Bears tear up roots with abandon, digest the plants and leave their seeds wherever they may land. Bears are not stationary creatures and neither are we.

The keen ability to notice, embody and respond to the relational rhythms among soil, plants, animals, weather, and astronomical occurrences is a talent that drops me to my knees. I am so grateful to know that there are humans who have this epigenetic knowledge in their being. I am so sad that cultures of domination have attempted to stomp it out. This knowing is not lost, it’s buried. I am so inspired to be one of the intentional excavators that help to dig up these roots.

I am on fire with the awakenings that ethnobotany has led me to.
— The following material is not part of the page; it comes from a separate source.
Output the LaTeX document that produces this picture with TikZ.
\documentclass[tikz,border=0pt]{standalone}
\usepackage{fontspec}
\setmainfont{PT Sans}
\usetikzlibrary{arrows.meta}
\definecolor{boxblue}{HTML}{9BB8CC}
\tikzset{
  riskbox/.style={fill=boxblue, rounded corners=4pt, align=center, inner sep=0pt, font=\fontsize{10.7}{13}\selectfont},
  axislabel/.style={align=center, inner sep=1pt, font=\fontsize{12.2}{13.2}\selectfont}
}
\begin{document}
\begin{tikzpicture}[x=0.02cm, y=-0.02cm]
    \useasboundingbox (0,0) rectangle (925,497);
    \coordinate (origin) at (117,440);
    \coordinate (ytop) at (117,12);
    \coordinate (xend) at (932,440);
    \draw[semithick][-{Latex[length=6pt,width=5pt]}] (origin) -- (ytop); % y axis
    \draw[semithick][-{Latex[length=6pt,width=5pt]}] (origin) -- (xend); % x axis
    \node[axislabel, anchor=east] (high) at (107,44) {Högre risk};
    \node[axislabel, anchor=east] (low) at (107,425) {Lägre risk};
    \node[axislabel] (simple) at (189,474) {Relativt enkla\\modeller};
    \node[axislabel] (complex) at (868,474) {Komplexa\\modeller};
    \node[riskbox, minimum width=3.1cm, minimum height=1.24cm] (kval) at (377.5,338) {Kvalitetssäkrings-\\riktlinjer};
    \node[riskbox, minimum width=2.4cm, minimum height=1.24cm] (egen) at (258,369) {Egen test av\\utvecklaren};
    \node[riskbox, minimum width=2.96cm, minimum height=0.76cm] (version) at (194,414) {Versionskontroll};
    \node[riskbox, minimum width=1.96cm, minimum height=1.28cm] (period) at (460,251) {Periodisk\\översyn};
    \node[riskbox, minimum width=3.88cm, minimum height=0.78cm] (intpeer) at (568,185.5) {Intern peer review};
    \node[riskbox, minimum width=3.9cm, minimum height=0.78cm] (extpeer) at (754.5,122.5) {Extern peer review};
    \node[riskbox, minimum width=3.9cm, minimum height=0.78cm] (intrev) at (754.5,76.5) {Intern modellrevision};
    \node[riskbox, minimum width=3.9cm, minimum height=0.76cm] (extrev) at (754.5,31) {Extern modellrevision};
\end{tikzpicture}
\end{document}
Groundwork ecology camp on grand mesa, colorado

Lessons Within Myself

I want to share a specific moment next to a river. In the company of my new village, we sat by a moving water near our camp. We were invited to connect with the previously mentioned plant ally called Oshá. Osha is medicine, Osha is food – every part of this plant is available to us to connect with, to take in. Kelly sensed that after a neuroimmunology conversation with our favorite rocket scientist turned nature nerd, we needed a little help with settling ourselves. We turned to Oshá herself.

We sat next to this river, together but in silence, connected with this plant. I stroked her leaves, feeling the softness – parsley-like, carrot kin. A felt experience of playing with the hair of a grandmother as she tells stories about her life seeped into my awareness. I felt into my body, asking my somatic self to show me where the essence of this plant lives within.
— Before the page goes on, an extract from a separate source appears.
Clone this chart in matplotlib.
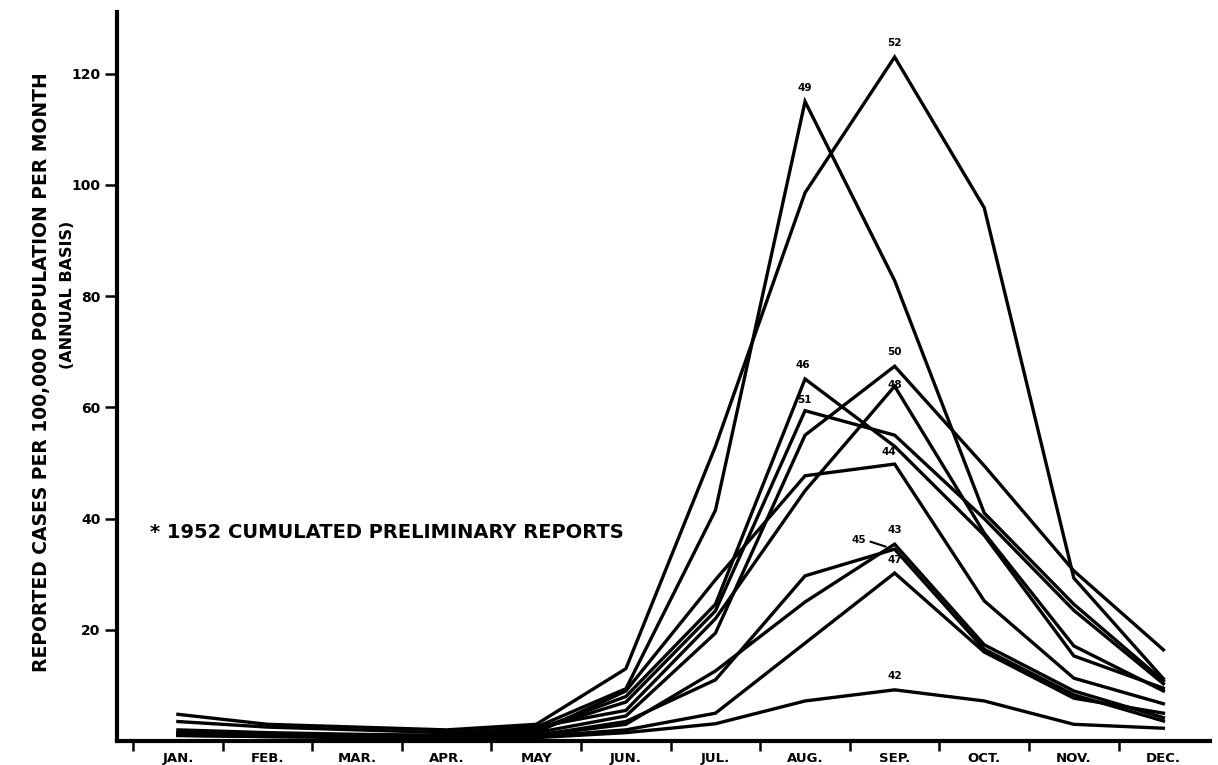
import matplotlib
matplotlib.use("Agg")
import matplotlib.pyplot as plt
import numpy as np

plt.rcParams['font.family'] = ['DejaVu Sans']
plt.rcParams['font.weight'] = 'bold'

# -----------------------------------------------------------#
# Data (cases per 100,000 per month)
# -----------------------------------------------------------#
months = ["JAN.", "FEB.", "MAR.", "APR.", "MAY", "JUN.",
          "JUL.", "AUG.", "SEP.", "OCT.", "NOV.", "DEC."]

y42 = [1.0, 0.8, 0.6, 0.5, 0.6, 1.5, 3.1, 7.2, 9.2, 7.2, 3.0, 2.3]
y43 = [1.2, 1.0, 0.8, 0.7, 1.0, 3.0, 12.6, 25.0, 35.4, 17.3, 9.0, 4.2]
y44 = [1.5, 1.2, 1.0, 0.8, 1.5, 9.0, 29.0, 47.7, 49.8, 25.2, 11.3, 6.7]
y45 = [1.3, 1.0, 0.9, 0.7, 1.0, 3.5, 11.0, 29.7, 34.5, 16.5, 8.3, 3.6]
y46 = [2.0, 1.5, 1.2, 1.0, 2.0, 8.0, 24.6, 65.1, 53.0, 37.0, 15.3, 9.5]
y47 = [1.0, 0.8, 0.7, 0.6, 0.8, 2.0, 5.0, 17.6, 30.2, 16.0, 7.7, 5.0]
y48 = [1.5, 1.3, 1.0, 1.0, 2.5, 5.5, 22.0, 45.0, 63.8, 37.4, 17.1, 9.0]
y49 = [3.5, 2.5, 2.0, 1.5, 2.5, 9.4, 41.5, 115.0, 82.8, 41.0, 24.6, 10.8]
y50 = [1.2, 1.0, 0.8, 0.8, 1.5, 4.5, 19.4, 55.0, 67.4, 49.5, 30.6, 16.4]
y51 = [1.3, 1.2, 1.0, 1.0, 2.0, 7.0, 23.4, 59.4, 55.0, 40.0, 23.5, 10.3]
y52 = [4.8, 3.0, 2.5, 2.0, 3.0, 13.0, 53.0, 98.6, 123.0, 95.9, 29.3, 11.2]

years = ["42", "43", "44", "45", "46", "47", "48", "49", "50", "51", "52"]
series = [y42, y43, y44, y45, y46, y47, y48, y49, y50, y51, y52]

# month index where each year label sits, and label offset in pixels
label_month = {"42": 8, "43": 8, "44": 8, "45": 8, "46": 7, "47": 8,
               "48": 8, "49": 7, "50": 8, "51": 7, "52": 8}
label_off = {"42": (0, 9), "43": (0, 9), "44": (-6, 7), "45": (-36, 4),
             "46": (-2, 9), "47": (0, 8), "48": (0, -4), "49": (0, 9),
             "50": (0, 9), "51": (-1, 6), "52": (0, 9)}

# -----------------------------------------------------------#
# Graph
# -----------------------------------------------------------#
fig = plt.figure(figsize=(12.18, 7.65), dpi=100)
ax = fig.add_axes([117/1218, 24/765, (1210-117)/1218, (741-12)/765])

x = np.arange(len(months))
for yr, s in zip(years, series):
    ax.plot(x, s, color="black", linewidth=2.4, solid_joinstyle="miter")

for yr, s in zip(years, series):
    m = label_month[yr]
    dx, dy = label_off[yr]
    ax.annotate(yr, (x[m], s[m]), xytext=(dx, dy), textcoords="offset pixels",
                ha="center", va="bottom", fontsize=7.5, fontweight="bold")

# leader line for 45
ax.annotate("", xy=(x[8] - 0.07, y45[8] + 0.3), xytext=(x[8] - 0.3, y45[8] + 1.5),
            arrowprops=dict(arrowstyle="-", color="black", linewidth=1.5))

ax.set_xlim(-0.68, 11.52)
ax.set_ylim(0, 131.1)

for side in ["top", "right"]:
    ax.spines[side].set_visible(False)
ax.spines["left"].set_linewidth(3.0)
ax.spines["bottom"].set_linewidth(3.0)

ax.set_yticks([20, 40, 60, 80, 100, 120])
ax.set_yticklabels(["20", "40", "60", "80", "100", "120"], fontsize=10, fontweight="bold")
ax.tick_params(axis="y", direction="out", length=9, width=1.8, pad=3)

ax.set_xticks(np.arange(-0.5, 11.5, 1.0))
ax.set_xticklabels([])
ax.tick_params(axis="x", which="major", direction="out", length=7, width=1.8)
ax.set_xticks(x, minor=True)
ax.set_xticklabels(months, minor=True, fontsize=9.5, fontweight="bold")
ax.tick_params(axis="x", which="minor", length=0, pad=8)

fig.text(42/1218, 1 - 372/765, "REPORTED CASES PER 100,000 POPULATION PER MONTH",
         rotation=90, ha="center", va="center", fontsize=13.5, fontweight="bold")
fig.text(67/1218, 1 - 295/765, "(ANNUAL BASIS)",
         rotation=90, ha="center", va="center", fontsize=11.5, fontweight="bold")

ax.text(150/1218, 1 - 533/765, "* 1952 CUMULATED PRELIMINARY REPORTS",
        transform=fig.transFigure, ha="left", va="center", fontsize=14, fontweight="bold")

fig.savefig("out.png", dpi=100)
My solar plexus lit up, a common place for me to feel the bubbling up of emotions I often want to suppress. Hello grief, hello gratitude, hello tears.

An overwhelm of questions: “Where do I belong? Who am I beneath all of my conditioning? How do I balance this experience with the life I’ve created for myself back home?”

I think more often than not, our ‘answers’ are more like embodied feelings rather than ‘aha!’ moments.

I think that looking to nature for guidance looks like more room, more expansion, and more space for deeper questioning.

Oshá reminds me of my nature, she reminds me to trust that when I drive back to Salt Lake – there is nothing for me to lose because of the wisdom I met in her lives inside of me. She guided me to the truth that when my diaphragm speaks up, tugs at me, and asks for my attention – it is but a mere remembering that this is where my animistic wisdom resides.

After spending time with this writing – you may choose to engage with a little practice called ‘plant sit.’ You could commune with the houseplants, trees, or yard ‘weeds’ around you. You can take several moments to visually trace the intricate shorelines of creeks, rivers, or lakes nearby. Observe plants as they burst through a bustling sidewalk along a busy street. Sway to the sounds of birds, insects, or rustling leaves. Whichever you choose, remember to listen.

Remember to feel into your somatic body as you are led by the greater somatic bodies around you.

Studying botany on a groundwork course

Lastly, I will leave you with a poem I wrote. Inspired by the guidance I tapped into – my hope is that some part of my words leave you feeling led, too.

I arrive at the trailhead and learn her name is Grand Mesa. When I say Grand Mesa, I mean the kind of present moment awareness that the English language has yet to define.

When I call her Grand Mesa, I call her a place where plants whisper blessings and rememberings from the ancestors.

When I speak of Grand Mesa, I am reminded that I am not alive because I was born. I am not alive because my heart is beating. I am alive because I exist in the context her animacy. Grand Mesa holds the key to vitality in her womb. Trees, rocks, beavers, petals, water and space – this is how she brings me to life.

The Grand Mesa has arms so sturdy and warm, only the kind you’ve experienced from Granny’s embrace when she meets you at the screen door.

Grand Mesa is everyone’s Granny.

Grand Mesa – she is a wise elder, a wild woman. She is the embodiment of how to move in even the most complicated moments. She is the guest who exclaims at the dinner table, “there is a lesson to be learned in the presence of a flower! Chaos is as much our medicine as nettle tea!”

She is the perfect teacher of how to be human at this and every moment in time.